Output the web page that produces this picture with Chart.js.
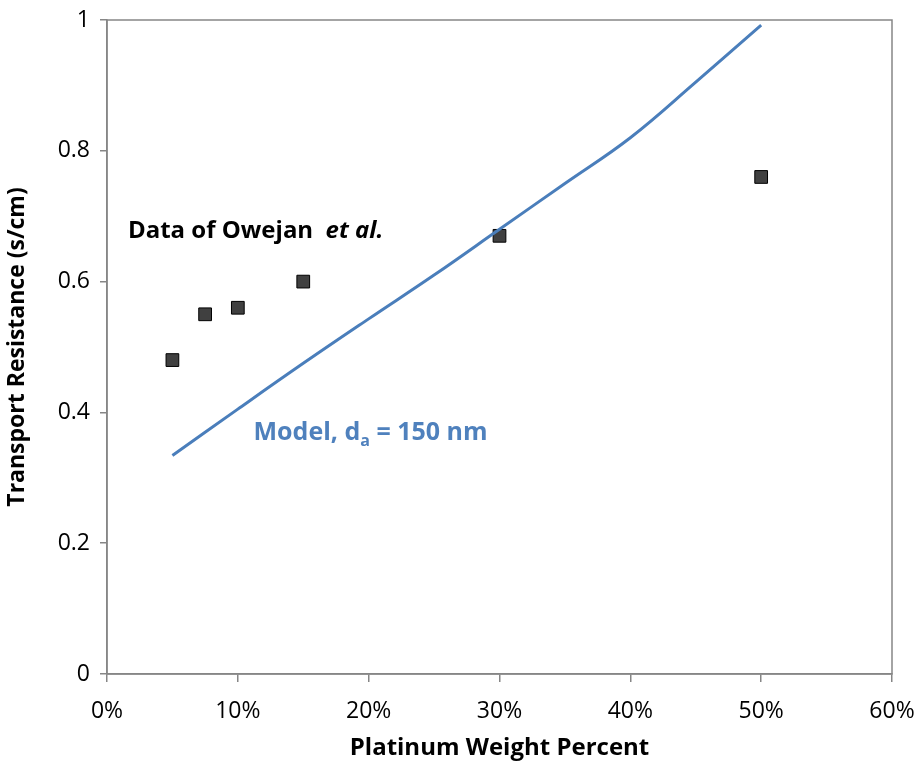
<!DOCTYPE html>
<html>
<head>
<meta charset="utf-8">
<script src="https://cdn.jsdelivr.net/npm/chart.js@4.4.1/dist/chart.umd.min.js"></script>
<style>
  html, body { margin: 0; padding: 0; background: #fff; }
  #wrap { width: 920px; height: 763px; }
</style>
</head>
<body>
<div id="wrap"><canvas id="chart"></canvas></div>
<script>
// measured data (Owejan et al.)
const dataX = [5, 7.5, 10, 15, 30, 50];
const dataY = [0.48, 0.55, 0.56, 0.60, 0.67, 0.76];

// model curve, d_a = 150 nm
const modelX = [5, 10, 15, 20, 25, 30, 35, 40, 45, 50];
const modelY = [0.334, 0.405, 0.475, 0.543, 0.61, 0.68, 0.75, 0.82, 0.905, 0.992];

const xTicks = [0, 10, 20, 30, 40, 50, 60];
const yTicks = [0, 0.2, 0.4, 0.6, 0.8, 1];

const FONT = '"Open Sans", "Liberation Sans", sans-serif';
const axisGray = '#868686';

const toPts = (xs, ys) => xs.map((x, i) => ({ x: x, y: ys[i] }));

// box round the plot + the two text labels
const extras = {
    id: 'extras',
    afterDraw(chart) {
        const ctx = chart.ctx;
        const a = chart.chartArea;
        const sx = chart.scales.x, sy = chart.scales.y;
        ctx.save();
        ctx.strokeStyle = axisGray;
        ctx.lineWidth = 1.5;
        ctx.strokeRect(a.left, a.top, a.right - a.left, a.bottom - a.top);

        // Data of Owejan et al.
        ctx.fillStyle = '#000';
        ctx.textBaseline = 'alphabetic';
        let x = sx.getPixelForValue(1.6), y = sy.getPixelForValue(0.666);
        ctx.font = 'bold 24px ' + FONT;
        const t1 = 'Data of Owejan  ';
        ctx.fillText(t1, x, y);
        x += ctx.measureText(t1).width;
        ctx.font = 'italic bold 24px ' + FONT;
        ctx.fillText('et al.', x, y);

        // Model, d_a = 150 nm
        ctx.fillStyle = '#4f81bd';
        x = sx.getPixelForValue(11.2); y = sy.getPixelForValue(0.358);
        ctx.font = 'bold 25px ' + FONT;
        ctx.fillText('Model, d', x, y);
        x += ctx.measureText('Model, d').width;
        ctx.font = 'bold 16px ' + FONT;
        ctx.fillText('a', x, y + 6);
        x += ctx.measureText('a').width;
        ctx.font = 'bold 25px ' + FONT;
        ctx.fillText(' = 150 nm', x, y);
        ctx.restore();
    }
};

new Chart(document.getElementById('chart'), {
    type: 'scatter',
    data: {
        datasets: [{
            label: 'Model',
            type: 'line',
            data: toPts(modelX, modelY),
            borderColor: '#4a7ebb',
            borderWidth: 3,
            pointRadius: 0,
            tension: 0.4,
            fill: false
        }, {
            label: 'Owejan et al.',
            data: toPts(dataX, dataY),
            pointStyle: 'rect',
            pointRadius: 9,
            pointBackgroundColor: '#404040',
            pointBorderColor: '#000',
            pointBorderWidth: 1
        }]
    },
    options: {
        responsive: true,
        maintainAspectRatio: false,
        animation: false,
        layout: { padding: { top: 20, right: 28, left: 0, bottom: 0 } },
        plugins: { legend: { display: false }, tooltip: { enabled: false } },
        scales: {
            x: {
                type: 'linear',
                min: 0, max: 60,
                afterBuildTicks: (s) => { s.ticks = xTicks.map(v => ({ value: v })); },
                afterFit: (s) => { s.height = 89; s.paddingLeft = 0; s.paddingRight = 0; },
                grid: { drawOnChartArea: false, color: axisGray, tickLength: 8, lineWidth: 1.5 },
                border: { color: axisGray, width: 1.5 },
                ticks: {
                    color: '#000',
                    font: { family: FONT, size: 23 },
                    padding: 16,
                    maxRotation: 0,
                    callback: (v) => v + '%'
                },
                title: {
                    display: true,
                    text: 'Platinum Weight Percent',
                    color: '#000',
                    font: { family: FONT, size: 24, weight: 'bold' },
                    padding: { top: 0, bottom: 0 }
                }
            },
            y: {
                min: 0, max: 1,
                afterBuildTicks: (s) => { s.ticks = yTicks.map(v => ({ value: v })); },
                afterFit: (s) => { s.width = 107; s.paddingTop = 0; s.paddingBottom = 0; },
                grid: { drawOnChartArea: false, color: axisGray, tickLength: 7, lineWidth: 1.5 },
                border: { color: axisGray, width: 1.5 },
                ticks: {
                    color: '#000',
                    font: { family: FONT, size: 23 },
                    padding: 10,
                    callback: (v) => String(Number(v.toFixed(1)))
                },
                title: {
                    display: true,
                    text: 'Transport Resistance (s/cm)',
                    color: '#000',
                    font: { family: FONT, size: 23, weight: 'bold' },
                    padding: { bottom: 4 }
                }
            }
        }
    },
    plugins: [extras]
});
</script>
</body>
</html>
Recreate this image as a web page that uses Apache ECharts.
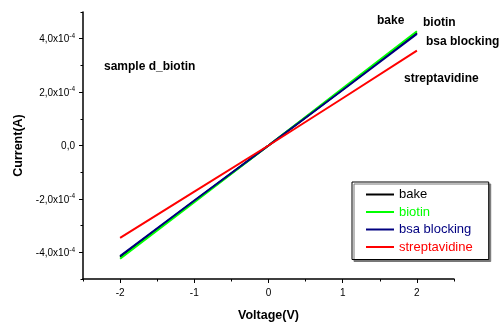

══════════════════════════════

▶ EXERCISE REQUIREMENTS
Quote the preceding listing precisely and completely, omitting its images.

▶ TASK ANSWER
Output the web page that produces this picture with Chart.js.
<!DOCTYPE html>
<html>
<head>
<meta charset="utf-8">
<script src="https://cdn.jsdelivr.net/npm/chart.js@4.4.1/dist/chart.umd.min.js"></script>
<style>
  html, body { margin: 0; padding: 0; background: #fff; }
  #wrap { width: 920px; height: 763px; }
</style>
</head>
<body>
<div id="wrap"><canvas id="chart"></canvas></div>
<script>
// measured data (Owejan et al.)
const dataX = [5, 7.5, 10, 15, 30, 50];
const dataY = [0.48, 0.55, 0.56, 0.60, 0.67, 0.76];

// model curve, d_a = 150 nm
const modelX = [5, 10, 15, 20, 25, 30, 35, 40, 45, 50];
const modelY = [0.334, 0.405, 0.475, 0.543, 0.61, 0.68, 0.75, 0.82, 0.905, 0.992];

const xTicks = [0, 10, 20, 30, 40, 50, 60];
const yTicks = [0, 0.2, 0.4, 0.6, 0.8, 1];

const FONT = '"Open Sans", "Liberation Sans", sans-serif';
const axisGray = '#868686';

const toPts = (xs, ys) => xs.map((x, i) => ({ x: x, y: ys[i] }));

// box round the plot + the two text labels
const extras = {
    id: 'extras',
    afterDraw(chart) {
        const ctx = chart.ctx;
        const a = chart.chartArea;
        const sx = chart.scales.x, sy = chart.scales.y;
        ctx.save();
        ctx.strokeStyle = axisGray;
        ctx.lineWidth = 1.5;
        ctx.strokeRect(a.left, a.top, a.right - a.left, a.bottom - a.top);

        // Data of Owejan et al.
        ctx.fillStyle = '#000';
        ctx.textBaseline = 'alphabetic';
        let x = sx.getPixelForValue(1.6), y = sy.getPixelForValue(0.666);
        ctx.font = 'bold 24px ' + FONT;
        const t1 = 'Data of Owejan  ';
        ctx.fillText(t1, x, y);
        x += ctx.measureText(t1).width;
        ctx.font = 'italic bold 24px ' + FONT;
        ctx.fillText('et al.', x, y);

        // Model, d_a = 150 nm
        ctx.fillStyle = '#4f81bd';
        x = sx.getPixelForValue(11.2); y = sy.getPixelForValue(0.358);
        ctx.font = 'bold 25px ' + FONT;
        ctx.fillText('Model, d', x, y);
        x += ctx.measureText('Model, d').width;
        ctx.font = 'bold 16px ' + FONT;
        ctx.fillText('a', x, y + 6);
        x += ctx.measureText('a').width;
        ctx.font = 'bold 25px ' + FONT;
        ctx.fillText(' = 150 nm', x, y);
        ctx.restore();
    }
};

new Chart(document.getElementById('chart'), {
    type: 'scatter',
    data: {
        datasets: [{
            label: 'Model',
            type: 'line',
            data: toPts(modelX, modelY),
            borderColor: '#4a7ebb',
            borderWidth: 3,
            pointRadius: 0,
            tension: 0.4,
            fill: false
        }, {
            label: 'Owejan et al.',
            data: toPts(dataX, dataY),
            pointStyle: 'rect',
            pointRadius: 9,
            pointBackgroundColor: '#404040',
            pointBorderColor: '#000',
            pointBorderWidth: 1
        }]
    },
    options: {
        responsive: true,
        maintainAspectRatio: false,
        animation: false,
        layout: { padding: { top: 20, right: 28, left: 0, bottom: 0 } },
        plugins: { legend: { display: false }, tooltip: { enabled: false } },
        scales: {
            x: {
                type: 'linear',
                min: 0, max: 60,
                afterBuildTicks: (s) => { s.ticks = xTicks.map(v => ({ value: v })); },
                afterFit: (s) => { s.height = 89; s.paddingLeft = 0; s.paddingRight = 0; },
                grid: { drawOnChartArea: false, color: axisGray, tickLength: 8, lineWidth: 1.5 },
                border: { color: axisGray, width: 1.5 },
                ticks: {
                    color: '#000',
                    font: { family: FONT, size: 23 },
                    padding: 16,
                    maxRotation: 0,
                    callback: (v) => v + '%'
                },
                title: {
                    display: true,
                    text: 'Platinum Weight Percent',
                    color: '#000',
                    font: { family: FONT, size: 24, weight: 'bold' },
                    padding: { top: 0, bottom: 0 }
                }
            },
            y: {
                min: 0, max: 1,
                afterBuildTicks: (s) => { s.ticks = yTicks.map(v => ({ value: v })); },
                afterFit: (s) => { s.width = 107; s.paddingTop = 0; s.paddingBottom = 0; },
                grid: { drawOnChartArea: false, color: axisGray, tickLength: 7, lineWidth: 1.5 },
                border: { color: axisGray, width: 1.5 },
                ticks: {
                    color: '#000',
                    font: { family: FONT, size: 23 },
                    padding: 10,
                    callback: (v) => String(Number(v.toFixed(1)))
                },
                title: {
                    display: true,
                    text: 'Transport Resistance (s/cm)',
                    color: '#000',
                    font: { family: FONT, size: 23, weight: 'bold' },
                    padding: { bottom: 4 }
                }
            }
        }
    },
    plugins: [extras]
});
</script>
</body>
</html>
Recreate this image as a web page that uses Apache ECharts.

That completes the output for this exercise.